Answer: First, you're smart to be seeking support and new coping strategies. You're dealing with many stressors at once: lots of change, people depending on you, and not many people you may depend on for your own support. And although it's important to understand that your stress levels can impact your children, it's an unfortunate paradox that this understanding can sometimes put even more pressure on you when it comes to dealing with your emotions. Developing new coping strategies and outlets for stress, and finding new sources of emotional support, should alleviate some of this pressure, and help you and your children live a less-stressed existence. Here are some suggestions I have for you:
  • Find Ways to Calm Down Quickly
    When you feel overwhelmed, your fight-or-flight response, also known as your body's stress response, can become triggered, creating a series of changes that enable you to fight hard or run like crazy as you face various perceived threats. The problem with this is that most of the stressors we encounter these days don't require either of these responses. In fact, when dealing with the demands of motherhood, it usually helps to keep a cool head. Because of this, it helps to have strategies that can enable you to calm down quickly and reverse this stress response, returning to your pre-stress style of functioning. Breathing exercises are a convenient and effective strategy for calming yourself quickly. See this article for more quick-calm solutions.

  • Cut Down On Stressors Where Possible
    Certain stressors can weigh more heavily on our patience than others, but after a while, virtually any added stress can feel like too much. For example, heavy traffic may be uncontrollable and somewhat stressful, but doesn't it feel much more stressful if you're already running late, hungry, and stressed-out from a day of difficulties? Make a special effort to cut down on the amount of stress you experience by eliminating as many stress triggers as possible, including both the major stressors that drain you and the minor stressors that chip away at your patience and energy. You can spend your remaining resources dealing with only what you absolutely must manage, and you'll likely be less stressed with this shorter list of demands. See this article on how to shorter your list of stressors.

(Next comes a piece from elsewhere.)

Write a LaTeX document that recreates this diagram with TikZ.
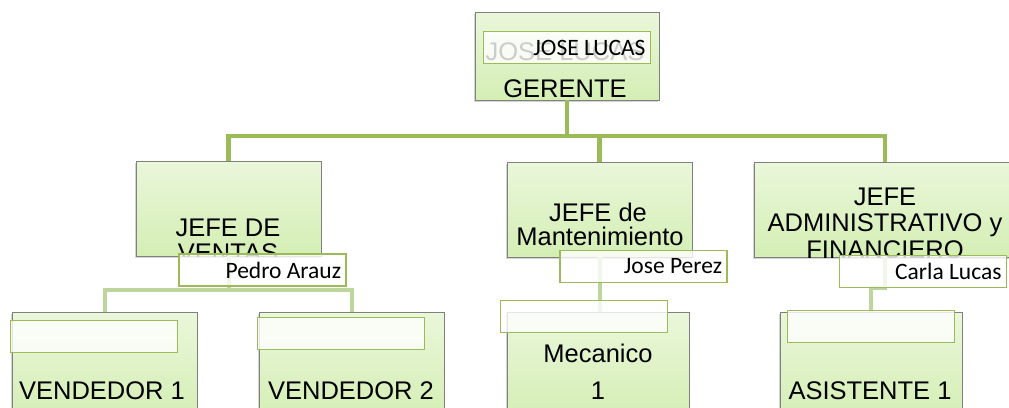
\documentclass[tikz,border=0pt]{standalone}
\usepackage{fontspec}
\usepackage{tikz}
\setmainfont{Liberation Sans}
\newfontfamily\calibri{Carlito}
\usetikzlibrary{shadows}
\definecolor{verde}{RGB}{155,187,89}
\definecolor{verdeclaro}{RGB}{188,214,158}
\definecolor{boxtop}{RGB}{234,247,218}
\definecolor{boxbot}{RGB}{212,238,180}
\definecolor{borde}{RGB}{128,128,128}

\begin{document}
\begin{tikzpicture}[x=1pt, y=-1pt,
  cargo/.style={draw=borde, line width=0.8pt, top color=boxtop, bottom color=boxbot,
    inner sep=0pt, drop shadow={shadow xshift=-1pt, shadow yshift=-2pt, opacity=0.35}},
  titulo/.style={anchor=base, inner sep=0pt, font=\fontsize{25.5}{30}\selectfont},
  nombre/.style={draw=verde, line width=1.8pt, fill=white, fill opacity=0.8, text opacity=1,
    minimum width=167pt, minimum height=32pt, inner xsep=5pt, inner ysep=0pt,
    text width=157pt, align=flush right, font=\calibri\fontsize{23.5}{28}\selectfont},
  conector/.style={draw=verde, line width=4.5pt},
  conector2/.style={draw=verdeclaro, line width=4pt}]

\useasboundingbox (0,0) rectangle (1009,407);

% cajas
\node[cargo, minimum width=184pt, minimum height=88pt] (gerente) at (567,56) {};
\node[cargo, minimum width=185pt, minimum height=95pt] (ventas) at (228.5,208.5) {};
\node[cargo, minimum width=185pt, minimum height=95pt] (mant) at (599.5,209.5) {};
\node[cargo, minimum width=262pt, minimum height=95pt] (admin) at (885,209.5) {};
\node[cargo, minimum width=185pt, minimum height=108pt] (v1) at (104.5,366) {};
\node[cargo, minimum width=185pt, minimum height=108pt] (v2) at (351.5,366) {};
\node[cargo, minimum width=182pt, minimum height=108pt] (mec) at (598,366) {};
\node[cargo, minimum width=182pt, minimum height=108pt] (asis) at (871,366) {};

% textos
\node[titulo] (fantasma) at (565,60) {JOSE LUCAS};
\node[titulo] (tGerente) at (565,97) {GERENTE};
\begin{scope}
  \clip (ventas.north west) rectangle (ventas.south east);
  \node[titulo] (tVentas1) at (228,236) {JEFE DE};
  \node[titulo] (tVentas2) at (228,261) {VENTAS};
\end{scope}
\node[titulo] (tMant1) at (598,221) {JEFE de};
\node[titulo] (tMant2) at (600,245) {Mantenimiento};
\begin{scope}
  \clip (admin.north west) rectangle (admin.south east);
  \node[titulo] (tAdmin1) at (885,205) {JEFE};
  \node[titulo] (tAdmin2) at (885,231) {ADMINISTRATIVO y};
  \node[titulo] (tAdmin3) at (885,258) {FINANCIERO};
\end{scope}
\node[titulo] (tV1) at (102,399) {VENDEDOR 1};
\node[titulo] (tV2) at (351,399) {VENDEDOR 2};
\node[titulo] (tMec1) at (598,362) {Mecanico};
\node[titulo] (tMec2) at (598,399) {1};
\node[titulo] (tAsis) at (870,399) {ASISTENTE 1};

% conectores
\coordinate (bus1) at (567,136);
\coordinate (bus2) at (228.5,290);
\coordinate (bus3) at (885,288);
\draw[conector] (gerente.south) -- (bus1);
\draw[conector] (ventas.north) |- (bus1) -| (admin.north);
\draw[conector] (mant.north) |- (bus1);
\draw[conector2] (ventas.south) -- (bus2);
\draw[conector2] (v1.north) |- (bus2) -| (v2.north);
\draw[conector2] (mant.south) -- (mant.south |- mec.north);
\draw[conector2] (admin.south) -- (bus3) -| (asis.north);

% etiquetas
\node[nombre] (nGerente) at (567,47.5) {JOSE LUCAS};
\node[nombre] (nVentas) at (262.5,270) {Pedro Arauz};
\node[nombre] (nMant) at (643.5,266.5) {Jose Perez};
\node[nombre] (nAdmin) at (923,271.5) {Carla Lucas};
\node[nombre] (bV1) at (94,336.5) {};
\node[nombre] (bV2) at (341,333.5) {};
\node[nombre] (bMec) at (584,316.5) {};
\node[nombre] (bAsis) at (871,326.5) {};

\end{tikzpicture}
\end{document}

  • Make Self-Care a High Priority
    Mothers spend so much time, energy, and attention on taking care of the family's needs that they often sacrifice taking care of their own. I know, you've probably heard that a lot, and it's usually delivered as a subtle criticism, like you "forgot" that you have needs, too. I'm guessing you're well aware that you have your own needs, but there's little time to tend to them once you're finished taking care of the needs of your family. This one is tricky, but it's time to make your own needs a priority again--a high one! This isn't to say that you should be getting a mani-pedi- instead of making dinner for your children, but perhaps you can cook a less elaborate meal, for example, and spend the extra would-be cooking time doing something that relaxes you. Self care is challenging for most moms, but we all know that if we don't take care of our own needs, at some point we become less capable of taking care of the needs of others, so think of self care as something you do for your children, too; that should make it easier to prioritize. Start by taking a look at what you may not be doing for yourself, and prioritize activities that would help you the most. Here are some top strategies for self care.

  • Enjoy Your Children Whenever You Can
    One of the best ways to cope with the stresses of motherhood is to allow yourself to really enjoy the gifts of motherhood: your children. When you're able to set aside some time to enjoy with your kids, the multitude of questions that stress you when you have a million things on your mind can become charming and adorable. When you're not rushed in the morning, a small child's ability to notice the little things can help you remember to stop and smell the flowers yourself. When you have time reserved just for play, it no longer seems like a time-wasting diversion from what's "important." And when you're enjoying what's truly fun and wonderful about your children, two valuable things happen: your children can feel that you're enjoying them more (and they enjoy you more), and you may find that you're engaged in fewer conflicts with one another, which can also reduce overall stress. If you're not already making time for morning snuggles, afternoon games of tag, or family movie night with s'mores or popcorn, these types of activities are important activities to prioritize, and can help you melt away stress by enjoying your children. If you're already making time for these activities, you can never have too many of them! Here are some fun and stress-relieving activities you can enjoy with your kids.

  • Get Support
    Perhaps most important is taking steps to get greater levels of support in your life. You're taking care of many people, and giving a lot of yourself emotionally, but relationships with children are supposed to involve more giving than receiving on our part (at least until they're grown, and then some). It's important for you to have people in your life who you can depend on for emotional and practical support, which can be a huge stress relief as well. Healthy relationships -- not just romantic or family relationships, of course, but close friendships and groups to which we can belong -- can contribute to lower levels of stress and increased longevity, as well as greater feelings of meaning and life satisfaction. Read more on social support for more information on this. And if you need more support than you're getting, or find that these coping strategies aren't enough, be sure to talk to a professional about how to get the support you need to cope with the stresses of motherhood.

If you follow these tips to create a proactive plan for coping with the stresses of motherhood, your stress levels should be lower, and you should enjoy motherhood more, too. Savor this time in your lives--it goes by quickly!